I recently discussed XtremeData’s DB^x appliance. I now have more details. As I mentioned before it is based on PostgreSQL but only the front-end of that has been retained while the back-end has been completely re-engineered to support a shared-nothing MPP-based architecture with a head node and multiple data nodes. Each data node has a multi-core CPU, twelve 1Tb disks, and an FPGA (field programmable gate array) that XtremeData describes as an in-socket accelerator. That is, the FPGA attaches to the motherboard and has direct access to its resources.

It is the use of the FPGA that makes XtremeData different in that it is used specifically for SQL processing, which is why the company refers to it as “SQL In Silicon”. However, XtremeData is by no means the only company doing this. Nevertheless, there is a distinct architectural difference between how XtremeData is leveraging this compared to other approaches. Indeed, the approach is totally different from every other supplier on the market.

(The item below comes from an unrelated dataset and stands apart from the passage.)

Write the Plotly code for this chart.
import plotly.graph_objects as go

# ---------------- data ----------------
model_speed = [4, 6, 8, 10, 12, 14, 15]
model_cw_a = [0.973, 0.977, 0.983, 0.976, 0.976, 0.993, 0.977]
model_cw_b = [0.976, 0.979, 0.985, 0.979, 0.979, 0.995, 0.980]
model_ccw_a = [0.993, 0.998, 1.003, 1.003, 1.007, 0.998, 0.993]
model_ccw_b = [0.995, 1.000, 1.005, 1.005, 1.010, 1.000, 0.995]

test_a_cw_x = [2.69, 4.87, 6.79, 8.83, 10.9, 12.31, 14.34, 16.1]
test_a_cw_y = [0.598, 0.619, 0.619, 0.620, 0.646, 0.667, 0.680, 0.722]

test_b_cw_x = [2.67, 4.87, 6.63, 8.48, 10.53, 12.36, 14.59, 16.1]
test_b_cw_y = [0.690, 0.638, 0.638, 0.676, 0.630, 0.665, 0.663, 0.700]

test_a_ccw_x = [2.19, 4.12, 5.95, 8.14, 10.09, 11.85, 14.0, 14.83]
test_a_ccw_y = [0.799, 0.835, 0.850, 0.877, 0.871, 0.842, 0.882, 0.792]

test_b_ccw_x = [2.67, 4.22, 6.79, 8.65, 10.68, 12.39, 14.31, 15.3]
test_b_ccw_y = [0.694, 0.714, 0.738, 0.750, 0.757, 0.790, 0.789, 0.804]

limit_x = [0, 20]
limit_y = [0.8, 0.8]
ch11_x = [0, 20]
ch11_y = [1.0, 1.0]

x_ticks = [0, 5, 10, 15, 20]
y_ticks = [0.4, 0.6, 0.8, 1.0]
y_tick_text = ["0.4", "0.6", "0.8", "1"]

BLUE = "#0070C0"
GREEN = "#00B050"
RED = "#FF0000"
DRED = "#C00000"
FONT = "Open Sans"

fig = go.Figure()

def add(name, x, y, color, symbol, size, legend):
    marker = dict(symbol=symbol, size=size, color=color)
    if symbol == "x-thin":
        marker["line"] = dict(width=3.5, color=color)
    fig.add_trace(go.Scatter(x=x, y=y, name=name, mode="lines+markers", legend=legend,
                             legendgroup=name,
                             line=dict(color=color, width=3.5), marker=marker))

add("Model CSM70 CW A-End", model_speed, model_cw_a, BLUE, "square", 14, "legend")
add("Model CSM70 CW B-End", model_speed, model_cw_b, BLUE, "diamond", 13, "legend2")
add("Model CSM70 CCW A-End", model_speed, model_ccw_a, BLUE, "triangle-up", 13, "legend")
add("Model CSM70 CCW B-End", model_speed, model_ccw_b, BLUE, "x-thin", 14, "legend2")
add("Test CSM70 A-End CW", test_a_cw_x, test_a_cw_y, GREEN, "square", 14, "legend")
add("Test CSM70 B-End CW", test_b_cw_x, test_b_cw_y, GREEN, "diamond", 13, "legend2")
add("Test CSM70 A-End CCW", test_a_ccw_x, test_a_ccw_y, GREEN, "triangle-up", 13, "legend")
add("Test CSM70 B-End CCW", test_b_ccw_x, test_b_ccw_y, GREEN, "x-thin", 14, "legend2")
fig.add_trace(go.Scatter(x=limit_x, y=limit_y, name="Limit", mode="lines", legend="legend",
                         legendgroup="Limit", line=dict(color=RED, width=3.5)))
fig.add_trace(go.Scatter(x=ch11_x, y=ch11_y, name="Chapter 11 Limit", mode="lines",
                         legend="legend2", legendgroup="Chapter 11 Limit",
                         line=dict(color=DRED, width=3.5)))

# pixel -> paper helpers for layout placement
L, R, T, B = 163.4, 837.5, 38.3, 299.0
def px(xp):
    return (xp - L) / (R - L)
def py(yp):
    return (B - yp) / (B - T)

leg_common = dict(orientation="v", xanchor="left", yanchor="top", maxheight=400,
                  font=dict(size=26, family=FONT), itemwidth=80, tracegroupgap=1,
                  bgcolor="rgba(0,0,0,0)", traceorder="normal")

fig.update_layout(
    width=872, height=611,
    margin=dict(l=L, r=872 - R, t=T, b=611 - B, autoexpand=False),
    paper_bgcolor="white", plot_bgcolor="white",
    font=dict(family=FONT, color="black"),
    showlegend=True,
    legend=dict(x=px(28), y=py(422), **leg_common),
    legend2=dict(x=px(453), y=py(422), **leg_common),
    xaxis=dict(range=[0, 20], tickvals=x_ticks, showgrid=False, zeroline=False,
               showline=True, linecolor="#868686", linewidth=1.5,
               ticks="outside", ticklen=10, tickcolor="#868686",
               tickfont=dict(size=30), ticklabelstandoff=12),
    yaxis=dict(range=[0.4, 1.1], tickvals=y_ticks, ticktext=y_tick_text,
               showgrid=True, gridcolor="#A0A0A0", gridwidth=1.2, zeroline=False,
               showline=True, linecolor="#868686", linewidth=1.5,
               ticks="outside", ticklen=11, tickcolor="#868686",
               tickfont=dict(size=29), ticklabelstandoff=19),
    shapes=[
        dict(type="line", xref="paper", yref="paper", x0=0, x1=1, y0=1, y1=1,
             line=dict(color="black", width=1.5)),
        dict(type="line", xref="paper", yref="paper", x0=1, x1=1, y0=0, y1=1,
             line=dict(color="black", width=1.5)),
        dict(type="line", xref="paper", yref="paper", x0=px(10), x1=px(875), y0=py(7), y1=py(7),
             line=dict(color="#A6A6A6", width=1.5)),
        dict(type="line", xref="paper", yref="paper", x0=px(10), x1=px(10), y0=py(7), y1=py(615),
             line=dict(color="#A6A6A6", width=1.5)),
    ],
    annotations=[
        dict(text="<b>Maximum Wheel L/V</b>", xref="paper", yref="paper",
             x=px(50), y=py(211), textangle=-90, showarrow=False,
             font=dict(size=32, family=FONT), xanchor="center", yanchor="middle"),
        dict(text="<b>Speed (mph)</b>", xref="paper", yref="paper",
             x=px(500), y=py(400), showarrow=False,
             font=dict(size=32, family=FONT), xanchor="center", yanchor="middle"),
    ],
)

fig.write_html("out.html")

When a query comes into a database the basic premise of all other vendors is that you look at the way the data is distributed and then optimise the query for that distribution. The problem is that when you have multiple joins, order bys and group bys, the intermediate data is often skewed (relatively speaking) and not distributed in an optimal fashion. So what XtremeData has done is to question the assumption that the data distribution is fixed and concluded that in an MPP-based system with a very fast interconnect (DB^x uses Infiniband) there is no need to shy away from data exchange I/O between nodes.

What it is doing is redistributing the data, using the FPGA for data movement and hash-partitioning into temp tables, whenever required during the execution of a query. Once a particular query step is completed, the temp tables are thrown away. Multiple sets of temp tables can be deployed simultaneously in order to support multiple queries that require different distributions of the data.

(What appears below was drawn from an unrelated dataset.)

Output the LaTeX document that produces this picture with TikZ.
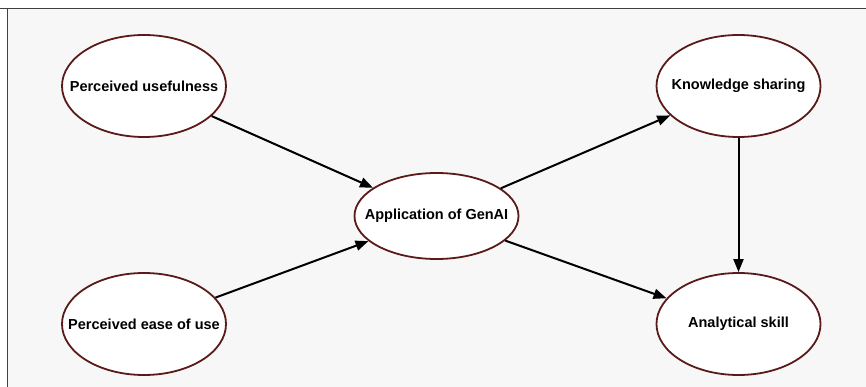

The actual performance of this system you will have to test for yourself but it certainly appears encouraging based on XtremeData’s published figures. Interestingly, for queries of equal complexity across the same data set you should get consistent performance.

The company claims that its solution will scale from 8 to 1,024 nodes, which you can have in any configuration. It may not be clear from the XtemeData’s web site but the quoted offerings supporting 30, 60, 105 and 225Tb of user data, going up to 60 nodes in a 4 rack system, are examples only.

Of course, we will have to wait to see how much impact XtremeData has on the market but initial results are encouraging: the product first went into beta testing at a number of sites last September, and there appears to be definite interest from customers.